REQUIRED WORK:
Leave out the pictures, then reproduce the rest of the material exactly.

## begin

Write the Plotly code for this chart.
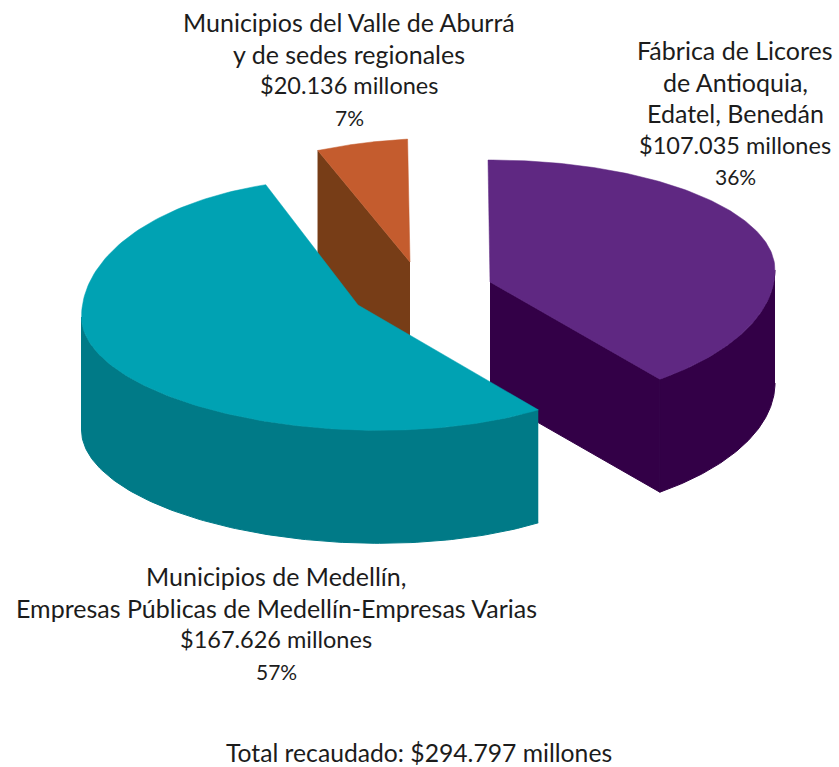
import numpy as np
import plotly.graph_objects as go

# ---- data ----
slice_names = ["Fabrica-Edatel-Benedan", "Medellin-EPM-Varias", "Valle de Aburra"]
slice_values = [107035, 167626, 20136]

label_lines = [
    ["Fábrica de Licores", "de Antioquia,", "Edatel, Benedán", "$107.035 millones", "36%"],
    ["Municipios de Medellín,", "Empresas Públicas de Medellín-Empresas Varias", "$167.626 millones", "57%"],
    ["Municipios del Valle de Aburrá", "y de sedes regionales", "$20.136 millones", "7%"],
]
total_label = "Total recaudado: $294.797 millones"

# ---- drawing style (pixel space of the 839x767 page) ----
W, H = 839, 767
DEPTH = 113
STYLE = [
    dict(top="#5F2882", side="#330047", cx=490, cy=270, apex_y=282, rx=285, ry_top=110, ry_bot=136, tilt=0, adj=(-0.4, 12.7), wall=(90, None)),
    dict(top="#00A2B3", side="#007A87", cx=358, cy=325, apex_y=305, rx=276.5, ry_top=146, ry_bot=105, tilt=8, adj=(8.6, 5.1), wall=(None, 270)),
    dict(top="#C45C2E", side="#773D17", cx=410, cy=262, apex_y=262, rx=275, ry_top=123, ry_bot=123, tilt=-13, adj=(5.0, -0.5), wall=None),
]
LABEL_POS = [(735, 50), (276, 576), (349, 22)]
LINE_STEP = 31.7
FAMILY = "Lato, 'Open Sans', sans-serif"
INK = "#1c1c1c"


def line_font(text):
    if text.endswith("%"):
        size = 21
    elif text.startswith("$"):
        size = 23.5
    else:
        size = 25
    return dict(family=FAMILY, size=size, color=INK)


def rim(s, t_deg):
    t = np.radians(np.asarray(t_deg, dtype=float))
    ry = np.where(np.cos(t) >= 0, s["ry_top"], s["ry_bot"])
    return s["cx"] + s["rx"] * np.sin(t), s["cy"] - ry * np.cos(t) + s["tilt"] * np.sin(t)


fig = go.Figure()


def poly(xs, ys, color, name, width=0.5):
    fig.add_trace(go.Scatter(
        x=list(xs), y=list(ys), mode="lines", fill="toself", fillcolor=color,
        line=dict(color=color, width=width), hoverinfo="skip", showlegend=False, name=name,
    ))


shares = np.array(slice_values, dtype=float) / sum(slice_values) * 360
ends = np.cumsum(shares)
starts = ends - shares

# back to front: purple, orange, teal
for i in [0, 2, 1]:
    s = STYLE[i]
    t0, t1 = starts[i] + s["adj"][0], ends[i] + s["adj"][1]
    ts = np.linspace(t0, t1, 160)
    ax, ay = s["cx"], s["apex_y"]
    # cut face at the end (purple) or start (orange) of the slice
    if i == 0:
        ex, ey = rim(s, t1)
        poly([ax, ex, ex, ax], [ay, ey, ey + DEPTH, ay + DEPTH], s["side"], slice_names[i], 1)
    if i == 2:
        ex, ey = rim(s, t0)
        poly([ax, ex, ex, ax], [ay, ey, ey + DEPTH, ay + DEPTH], s["side"], slice_names[i])
    # outer wall
    if s["wall"]:
        lo = max(t0, s["wall"][0]) if s["wall"][0] is not None else t0
        hi = min(t1, s["wall"][1]) if s["wall"][1] is not None else t1
        wt = np.linspace(lo, hi, 120)
        wx, wy = rim(s, wt)
        poly(np.r_[wx, wx[::-1]], np.r_[wy, wy[::-1] + DEPTH], s["side"], slice_names[i], 1)
    # top
    x, y = rim(s, ts)
    poly(np.r_[ax, x, ax], np.r_[ay, y, ay], s["top"], slice_names[i])

annotations = []
for lines, (cx, y0) in zip(label_lines, LABEL_POS):
    for k, line in enumerate(lines):
        annotations.append(dict(x=cx, y=y0 + k * LINE_STEP, text=line, showarrow=False,
                                xanchor="center", yanchor="middle", font=line_font(line)))
annotations.append(dict(x=419, y=752, text=total_label, showarrow=False,
                        xanchor="center", yanchor="middle",
                        font=dict(family=FAMILY, size=24.7, color=INK)))

fig.update_layout(
    width=W, height=H, margin=dict(l=0, r=0, t=0, b=0),
    paper_bgcolor="white", plot_bgcolor="white", showlegend=False,
    xaxis=dict(range=[0, W], visible=False, fixedrange=True),
    yaxis=dict(range=[H, 0], visible=False, fixedrange=True),
    annotations=annotations,
)
page_css = ("var st=document.createElement('style');"
            "st.textContent='html,body{margin:0;padding:0;overflow:hidden}';"
            "document.head.appendChild(st);")
fig.write_html("out.html", config=dict(displayModeBar=False), post_script=page_css)
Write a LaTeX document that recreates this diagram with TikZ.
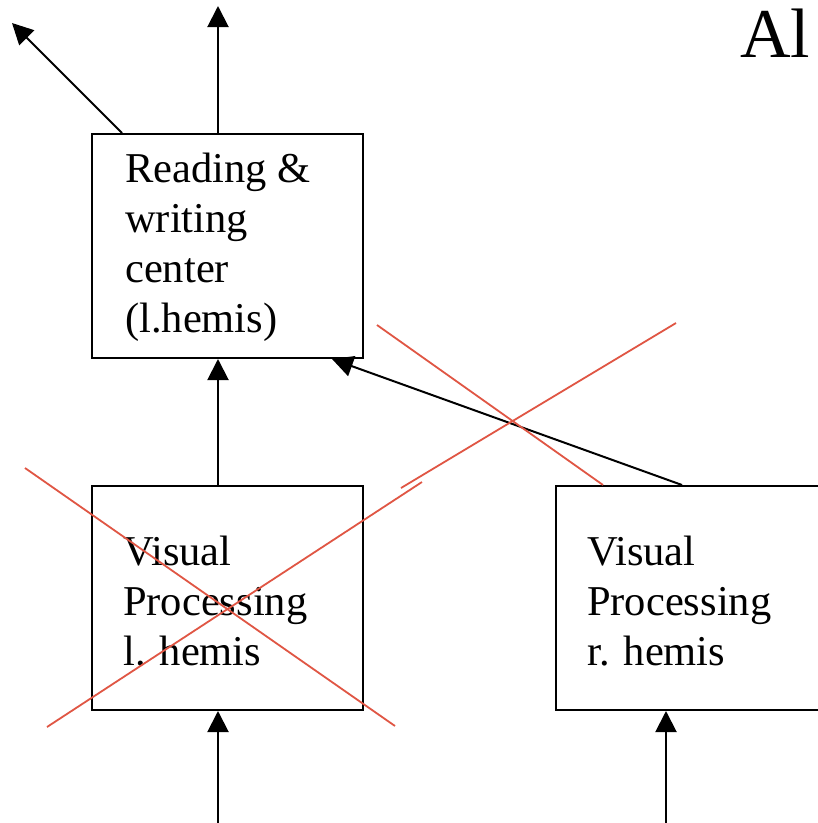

## end

CORRECT OUTPUT:
Write the Plotly code for this chart.
import numpy as np
import plotly.graph_objects as go

# ---- data ----
slice_names = ["Fabrica-Edatel-Benedan", "Medellin-EPM-Varias", "Valle de Aburra"]
slice_values = [107035, 167626, 20136]

label_lines = [
    ["Fábrica de Licores", "de Antioquia,", "Edatel, Benedán", "$107.035 millones", "36%"],
    ["Municipios de Medellín,", "Empresas Públicas de Medellín-Empresas Varias", "$167.626 millones", "57%"],
    ["Municipios del Valle de Aburrá", "y de sedes regionales", "$20.136 millones", "7%"],
]
total_label = "Total recaudado: $294.797 millones"

# ---- drawing style (pixel space of the 839x767 page) ----
W, H = 839, 767
DEPTH = 113
STYLE = [
    dict(top="#5F2882", side="#330047", cx=490, cy=270, apex_y=282, rx=285, ry_top=110, ry_bot=136, tilt=0, adj=(-0.4, 12.7), wall=(90, None)),
    dict(top="#00A2B3", side="#007A87", cx=358, cy=325, apex_y=305, rx=276.5, ry_top=146, ry_bot=105, tilt=8, adj=(8.6, 5.1), wall=(None, 270)),
    dict(top="#C45C2E", side="#773D17", cx=410, cy=262, apex_y=262, rx=275, ry_top=123, ry_bot=123, tilt=-13, adj=(5.0, -0.5), wall=None),
]
LABEL_POS = [(735, 50), (276, 576), (349, 22)]
LINE_STEP = 31.7
FAMILY = "Lato, 'Open Sans', sans-serif"
INK = "#1c1c1c"


def line_font(text):
    if text.endswith("%"):
        size = 21
    elif text.startswith("$"):
        size = 23.5
    else:
        size = 25
    return dict(family=FAMILY, size=size, color=INK)


def rim(s, t_deg):
    t = np.radians(np.asarray(t_deg, dtype=float))
    ry = np.where(np.cos(t) >= 0, s["ry_top"], s["ry_bot"])
    return s["cx"] + s["rx"] * np.sin(t), s["cy"] - ry * np.cos(t) + s["tilt"] * np.sin(t)


fig = go.Figure()


def poly(xs, ys, color, name, width=0.5):
    fig.add_trace(go.Scatter(
        x=list(xs), y=list(ys), mode="lines", fill="toself", fillcolor=color,
        line=dict(color=color, width=width), hoverinfo="skip", showlegend=False, name=name,
    ))


shares = np.array(slice_values, dtype=float) / sum(slice_values) * 360
ends = np.cumsum(shares)
starts = ends - shares

# back to front: purple, orange, teal
for i in [0, 2, 1]:
    s = STYLE[i]
    t0, t1 = starts[i] + s["adj"][0], ends[i] + s["adj"][1]
    ts = np.linspace(t0, t1, 160)
    ax, ay = s["cx"], s["apex_y"]
    # cut face at the end (purple) or start (orange) of the slice
    if i == 0:
        ex, ey = rim(s, t1)
        poly([ax, ex, ex, ax], [ay, ey, ey + DEPTH, ay + DEPTH], s["side"], slice_names[i], 1)
    if i == 2:
        ex, ey = rim(s, t0)
        poly([ax, ex, ex, ax], [ay, ey, ey + DEPTH, ay + DEPTH], s["side"], slice_names[i])
    # outer wall
    if s["wall"]:
        lo = max(t0, s["wall"][0]) if s["wall"][0] is not None else t0
        hi = min(t1, s["wall"][1]) if s["wall"][1] is not None else t1
        wt = np.linspace(lo, hi, 120)
        wx, wy = rim(s, wt)
        poly(np.r_[wx, wx[::-1]], np.r_[wy, wy[::-1] + DEPTH], s["side"], slice_names[i], 1)
    # top
    x, y = rim(s, ts)
    poly(np.r_[ax, x, ax], np.r_[ay, y, ay], s["top"], slice_names[i])

annotations = []
for lines, (cx, y0) in zip(label_lines, LABEL_POS):
    for k, line in enumerate(lines):
        annotations.append(dict(x=cx, y=y0 + k * LINE_STEP, text=line, showarrow=False,
                                xanchor="center", yanchor="middle", font=line_font(line)))
annotations.append(dict(x=419, y=752, text=total_label, showarrow=False,
                        xanchor="center", yanchor="middle",
                        font=dict(family=FAMILY, size=24.7, color=INK)))

fig.update_layout(
    width=W, height=H, margin=dict(l=0, r=0, t=0, b=0),
    paper_bgcolor="white", plot_bgcolor="white", showlegend=False,
    xaxis=dict(range=[0, W], visible=False, fixedrange=True),
    yaxis=dict(range=[H, 0], visible=False, fixedrange=True),
    annotations=annotations,
)
page_css = ("var st=document.createElement('style');"
            "st.textContent='html,body{margin:0;padding:0;overflow:hidden}';"
            "document.head.appendChild(st);")
fig.write_html("out.html", config=dict(displayModeBar=False), post_script=page_css)
Write a LaTeX document that recreates this diagram with TikZ.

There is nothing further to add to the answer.